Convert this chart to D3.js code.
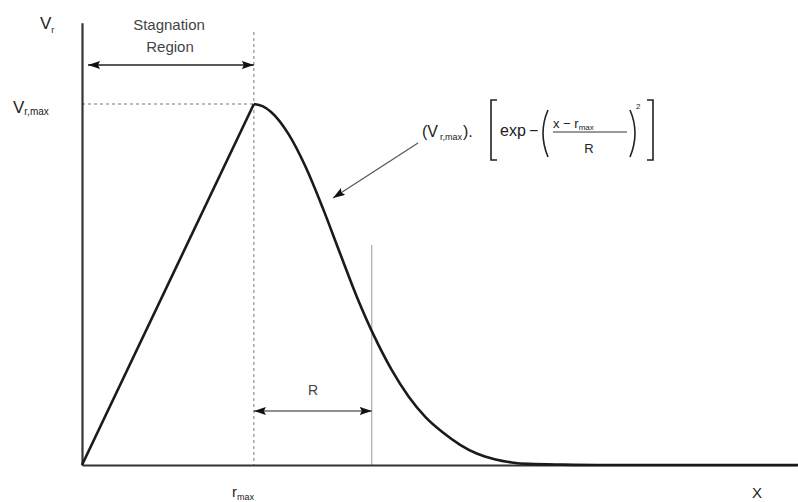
<!DOCTYPE html>
<html>
<head>
<meta charset="utf-8">
<script src="https://cdn.jsdelivr.net/npm/d3@7"></script>
<style>
  body { margin: 0; background: #fff; }
  svg { display: block; font-family: "Liberation Sans", Arial, sans-serif; }
  text { fill: #222; }
</style>
</head>
<body>
<div id="chart"></div>
<script>
// distance from origin, in units of r_max, and velocity, in units of V_r,max
const riseX = [0, 1];
const riseV = [0, 1];
const fallX = [1.00, 1.05, 1.10, 1.20, 1.30, 1.40, 1.50, 1.60, 1.70, 1.80, 1.90, 2.00, 2.10, 2.20, 2.30, 2.40, 2.50, 2.60, 2.80, 3.00, 4.20];
const fallV = [1.00, 0.994, 0.978, 0.918, 0.827, 0.713, 0.588, 0.465, 0.357, 0.265, 0.19, 0.132, 0.09, 0.056, 0.031, 0.016, 0.007, 0.003, 0.001, 0, 0];

const rMax = 1;      // position of the peak
const rWidth = 0.686; // R, the decay length
const vMax = 1;

const width = 798;
const height = 502;

const svg = d3.select("#chart").append("svg")
    .attr("width", width)
    .attr("height", height);

const x = d3.scaleLinear().domain([0, 4.16]).range([82, 797]);
const y = d3.scaleLinear().domain([0, 1]).range([465, 104]);

// arrowheads
const defs = svg.append("defs");
defs.append("marker")
    .attr("id", "head")
    .attr("viewBox", "0 0 12 8")
    .attr("refX", 12).attr("refY", 4)
    .attr("markerWidth", 12).attr("markerHeight", 8)
    .attr("markerUnits", "userSpaceOnUse")
    .attr("orient", "auto-start-reverse")
    .append("path")
    .attr("d", "M0,0 L12,4 L0,8 L2,4 Z")
    .attr("fill", "#111");

// guide lines
svg.append("line")
    .attr("x1", x(rMax)).attr("x2", x(rMax))
    .attr("y1", 32).attr("y2", y(0))
    .attr("stroke", "#777").attr("stroke-width", 1)
    .attr("stroke-dasharray", "3,3");

svg.append("line")
    .attr("x1", x(0)).attr("x2", x(rMax))
    .attr("y1", y(vMax)).attr("y2", y(vMax))
    .attr("stroke", "#777").attr("stroke-width", 1)
    .attr("stroke-dasharray", "3,3");

svg.append("line")
    .attr("x1", x(rMax + rWidth)).attr("x2", x(rMax + rWidth))
    .attr("y1", 245).attr("y2", y(0))
    .attr("stroke", "#999").attr("stroke-width", 1);

// axes
svg.append("g")
    .attr("transform", `translate(0,${y(0)})`)
    .call(d3.axisBottom(x).tickValues([]).tickSizeOuter(0))
    .select(".domain").attr("stroke", "#333").attr("stroke-width", 2.2);

svg.append("g")
    .attr("transform", `translate(${x(0)},0)`)
    .call(d3.axisLeft(d3.scaleLinear().domain([0, 1.225]).range([y(0), y(1.225)])).tickValues([]).tickSizeOuter(0))
    .select(".domain").attr("stroke", "#333").attr("stroke-width", 2.2);

// curve
const rise = riseX.map((d, i) => [d, riseV[i]]);
const fall = fallX.map((d, i) => [d, fallV[i]]);

svg.append("path")
    .datum(rise)
    .attr("fill", "none").attr("stroke", "#1a1a1a").attr("stroke-width", 2.6)
    .attr("d", d3.line().x(d => x(d[0])).y(d => y(d[1])));

svg.append("path")
    .datum(fall)
    .attr("fill", "none").attr("stroke", "#1a1a1a").attr("stroke-width", 2.6)
    .attr("stroke-linejoin", "round")
    .attr("d", d3.line().x(d => x(d[0])).y(d => y(d[1])).curve(d3.curveMonotoneX));

// stagnation region arrow
svg.append("line")
    .attr("x1", 88).attr("x2", x(rMax))
    .attr("y1", 65).attr("y2", 65)
    .attr("stroke", "#222").attr("stroke-width", 1.3)
    .attr("marker-start", "url(#head)").attr("marker-end", "url(#head)");

svg.append("text").attr("x", 169).attr("y", 30)
    .attr("text-anchor", "middle").attr("font-size", 15).style("fill", "#444")
    .text("Stagnation");
svg.append("text").attr("x", 170).attr("y", 52)
    .attr("text-anchor", "middle").attr("font-size", 15).style("fill", "#444")
    .text("Region");

// R arrow
svg.append("line")
    .attr("x1", x(rMax)).attr("x2", x(rMax + rWidth))
    .attr("y1", 411).attr("y2", 411)
    .attr("stroke", "#222").attr("stroke-width", 1.2)
    .attr("marker-start", "url(#head)").attr("marker-end", "url(#head)");

svg.append("text").attr("x", 313).attr("y", 395)
    .attr("text-anchor", "middle").attr("font-size", 14).style("fill", "#444")
    .text("R");

// axis labels
const vr = svg.append("text").attr("x", 40).attr("y", 29).attr("font-size", 17);
vr.append("tspan").text("V");
vr.append("tspan").attr("font-size", 9).attr("dy", 4).text("r");

const vrm = svg.append("text").attr("x", 13).attr("y", 113).attr("font-size", 17);
vrm.append("tspan").text("V");
vrm.append("tspan").attr("font-size", 10).attr("dy", 2).text("r,max");

const rm = svg.append("text").attr("x", 232).attr("y", 497).attr("font-size", 15);
rm.append("tspan").text("r");
rm.append("tspan").attr("font-size", 9).attr("dy", 3).text("max");

svg.append("text").attr("x", 752).attr("y", 498).attr("font-size", 15).text("X");

// formula annotation
svg.append("line")
    .attr("x1", 418).attr("y1", 143).attr("x2", 333).attr("y2", 198)
    .attr("stroke", "#555").attr("stroke-width", 1.2)
    .attr("marker-end", "url(#head)");

const f1 = svg.append("text").attr("x", 422).attr("y", 137).attr("font-size", 16);
f1.append("tspan").text("(V");
f1.append("tspan").attr("font-size", 9).attr("dy", 3).attr("dx", 2).text("r,max");
f1.append("tspan").attr("dy", -3).attr("dx", 1).text(").");

const bracket = (x0, x1, y0, y1) => `M${x1},${y0} L${x0},${y0} L${x0},${y1} L${x1},${y1}`;
svg.append("path").attr("d", bracket(491, 497, 100, 160))
    .attr("fill", "none").attr("stroke", "#222").attr("stroke-width", 1.6);
svg.append("path").attr("d", bracket(653, 647, 100, 160))
    .attr("fill", "none").attr("stroke", "#222").attr("stroke-width", 1.6);

svg.append("text").attr("x", 500).attr("y", 136).attr("font-size", 16).text("exp");
svg.append("text").attr("x", 529).attr("y", 136).attr("font-size", 16).text("\u2212");

// large parentheses
svg.append("path").attr("d", "M548,110 Q538,133 548,157")
    .attr("fill", "none").attr("stroke", "#222").attr("stroke-width", 1.6);
svg.append("path").attr("d", "M630,110 Q640,133 630,157")
    .attr("fill", "none").attr("stroke", "#222").attr("stroke-width", 1.6);

const num = svg.append("text").attr("x", 553).attr("y", 128).attr("font-size", 13);
num.append("tspan").text("x \u2212 r");
num.append("tspan").attr("font-size", 8).attr("dy", 2).text("max");

svg.append("line").attr("x1", 553).attr("x2", 627).attr("y1", 132).attr("y2", 132)
    .attr("stroke", "#333").attr("stroke-width", 1);

svg.append("text").attr("x", 589).attr("y", 153).attr("text-anchor", "middle")
    .attr("font-size", 13).text("R");

svg.append("text").attr("x", 636).attr("y", 109).attr("font-size", 8).text("2");
</script>
</body>
</html>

> _DESCRIPTION OF THE TASK_: Set down the complete material exactly, but do not include the images.

> _WRITTEN REPLY_:
Convert this chart to D3.js code.
<!DOCTYPE html>
<html>
<head>
<meta charset="utf-8">
<script src="https://cdn.jsdelivr.net/npm/d3@7"></script>
<style>
  body { margin: 0; background: #fff; }
  svg { display: block; font-family: "Liberation Sans", Arial, sans-serif; }
  text { fill: #222; }
</style>
</head>
<body>
<div id="chart"></div>
<script>
// distance from origin, in units of r_max, and velocity, in units of V_r,max
const riseX = [0, 1];
const riseV = [0, 1];
const fallX = [1.00, 1.05, 1.10, 1.20, 1.30, 1.40, 1.50, 1.60, 1.70, 1.80, 1.90, 2.00, 2.10, 2.20, 2.30, 2.40, 2.50, 2.60, 2.80, 3.00, 4.20];
const fallV = [1.00, 0.994, 0.978, 0.918, 0.827, 0.713, 0.588, 0.465, 0.357, 0.265, 0.19, 0.132, 0.09, 0.056, 0.031, 0.016, 0.007, 0.003, 0.001, 0, 0];

const rMax = 1;      // position of the peak
const rWidth = 0.686; // R, the decay length
const vMax = 1;

const width = 798;
const height = 502;

const svg = d3.select("#chart").append("svg")
    .attr("width", width)
    .attr("height", height);

const x = d3.scaleLinear().domain([0, 4.16]).range([82, 797]);
const y = d3.scaleLinear().domain([0, 1]).range([465, 104]);

// arrowheads
const defs = svg.append("defs");
defs.append("marker")
    .attr("id", "head")
    .attr("viewBox", "0 0 12 8")
    .attr("refX", 12).attr("refY", 4)
    .attr("markerWidth", 12).attr("markerHeight", 8)
    .attr("markerUnits", "userSpaceOnUse")
    .attr("orient", "auto-start-reverse")
    .append("path")
    .attr("d", "M0,0 L12,4 L0,8 L2,4 Z")
    .attr("fill", "#111");

// guide lines
svg.append("line")
    .attr("x1", x(rMax)).attr("x2", x(rMax))
    .attr("y1", 32).attr("y2", y(0))
    .attr("stroke", "#777").attr("stroke-width", 1)
    .attr("stroke-dasharray", "3,3");

svg.append("line")
    .attr("x1", x(0)).attr("x2", x(rMax))
    .attr("y1", y(vMax)).attr("y2", y(vMax))
    .attr("stroke", "#777").attr("stroke-width", 1)
    .attr("stroke-dasharray", "3,3");

svg.append("line")
    .attr("x1", x(rMax + rWidth)).attr("x2", x(rMax + rWidth))
    .attr("y1", 245).attr("y2", y(0))
    .attr("stroke", "#999").attr("stroke-width", 1);

// axes
svg.append("g")
    .attr("transform", `translate(0,${y(0)})`)
    .call(d3.axisBottom(x).tickValues([]).tickSizeOuter(0))
    .select(".domain").attr("stroke", "#333").attr("stroke-width", 2.2);

svg.append("g")
    .attr("transform", `translate(${x(0)},0)`)
    .call(d3.axisLeft(d3.scaleLinear().domain([0, 1.225]).range([y(0), y(1.225)])).tickValues([]).tickSizeOuter(0))
    .select(".domain").attr("stroke", "#333").attr("stroke-width", 2.2);

// curve
const rise = riseX.map((d, i) => [d, riseV[i]]);
const fall = fallX.map((d, i) => [d, fallV[i]]);

svg.append("path")
    .datum(rise)
    .attr("fill", "none").attr("stroke", "#1a1a1a").attr("stroke-width", 2.6)
    .attr("d", d3.line().x(d => x(d[0])).y(d => y(d[1])));

svg.append("path")
    .datum(fall)
    .attr("fill", "none").attr("stroke", "#1a1a1a").attr("stroke-width", 2.6)
    .attr("stroke-linejoin", "round")
    .attr("d", d3.line().x(d => x(d[0])).y(d => y(d[1])).curve(d3.curveMonotoneX));

// stagnation region arrow
svg.append("line")
    .attr("x1", 88).attr("x2", x(rMax))
    .attr("y1", 65).attr("y2", 65)
    .attr("stroke", "#222").attr("stroke-width", 1.3)
    .attr("marker-start", "url(#head)").attr("marker-end", "url(#head)");

svg.append("text").attr("x", 169).attr("y", 30)
    .attr("text-anchor", "middle").attr("font-size", 15).style("fill", "#444")
    .text("Stagnation");
svg.append("text").attr("x", 170).attr("y", 52)
    .attr("text-anchor", "middle").attr("font-size", 15).style("fill", "#444")
    .text("Region");

// R arrow
svg.append("line")
    .attr("x1", x(rMax)).attr("x2", x(rMax + rWidth))
    .attr("y1", 411).attr("y2", 411)
    .attr("stroke", "#222").attr("stroke-width", 1.2)
    .attr("marker-start", "url(#head)").attr("marker-end", "url(#head)");

svg.append("text").attr("x", 313).attr("y", 395)
    .attr("text-anchor", "middle").attr("font-size", 14).style("fill", "#444")
    .text("R");

// axis labels
const vr = svg.append("text").attr("x", 40).attr("y", 29).attr("font-size", 17);
vr.append("tspan").text("V");
vr.append("tspan").attr("font-size", 9).attr("dy", 4).text("r");

const vrm = svg.append("text").attr("x", 13).attr("y", 113).attr("font-size", 17);
vrm.append("tspan").text("V");
vrm.append("tspan").attr("font-size", 10).attr("dy", 2).text("r,max");

const rm = svg.append("text").attr("x", 232).attr("y", 497).attr("font-size", 15);
rm.append("tspan").text("r");
rm.append("tspan").attr("font-size", 9).attr("dy", 3).text("max");

svg.append("text").attr("x", 752).attr("y", 498).attr("font-size", 15).text("X");

// formula annotation
svg.append("line")
    .attr("x1", 418).attr("y1", 143).attr("x2", 333).attr("y2", 198)
    .attr("stroke", "#555").attr("stroke-width", 1.2)
    .attr("marker-end", "url(#head)");

const f1 = svg.append("text").attr("x", 422).attr("y", 137).attr("font-size", 16);
f1.append("tspan").text("(V");
f1.append("tspan").attr("font-size", 9).attr("dy", 3).attr("dx", 2).text("r,max");
f1.append("tspan").attr("dy", -3).attr("dx", 1).text(").");

const bracket = (x0, x1, y0, y1) => `M${x1},${y0} L${x0},${y0} L${x0},${y1} L${x1},${y1}`;
svg.append("path").attr("d", bracket(491, 497, 100, 160))
    .attr("fill", "none").attr("stroke", "#222").attr("stroke-width", 1.6);
svg.append("path").attr("d", bracket(653, 647, 100, 160))
    .attr("fill", "none").attr("stroke", "#222").attr("stroke-width", 1.6);

svg.append("text").attr("x", 500).attr("y", 136).attr("font-size", 16).text("exp");
svg.append("text").attr("x", 529).attr("y", 136).attr("font-size", 16).text("\u2212");

// large parentheses
svg.append("path").attr("d", "M548,110 Q538,133 548,157")
    .attr("fill", "none").attr("stroke", "#222").attr("stroke-width", 1.6);
svg.append("path").attr("d", "M630,110 Q640,133 630,157")
    .attr("fill", "none").attr("stroke", "#222").attr("stroke-width", 1.6);

const num = svg.append("text").attr("x", 553).attr("y", 128).attr("font-size", 13);
num.append("tspan").text("x \u2212 r");
num.append("tspan").attr("font-size", 8).attr("dy", 2).text("max");

svg.append("line").attr("x1", 553).attr("x2", 627).attr("y1", 132).attr("y2", 132)
    .attr("stroke", "#333").attr("stroke-width", 1);

svg.append("text").attr("x", 589).attr("y", 153).attr("text-anchor", "middle")
    .attr("font-size", 13).text("R");

svg.append("text").attr("x", 636).attr("y", 109).attr("font-size", 8).text("2");
</script>
</body>
</html>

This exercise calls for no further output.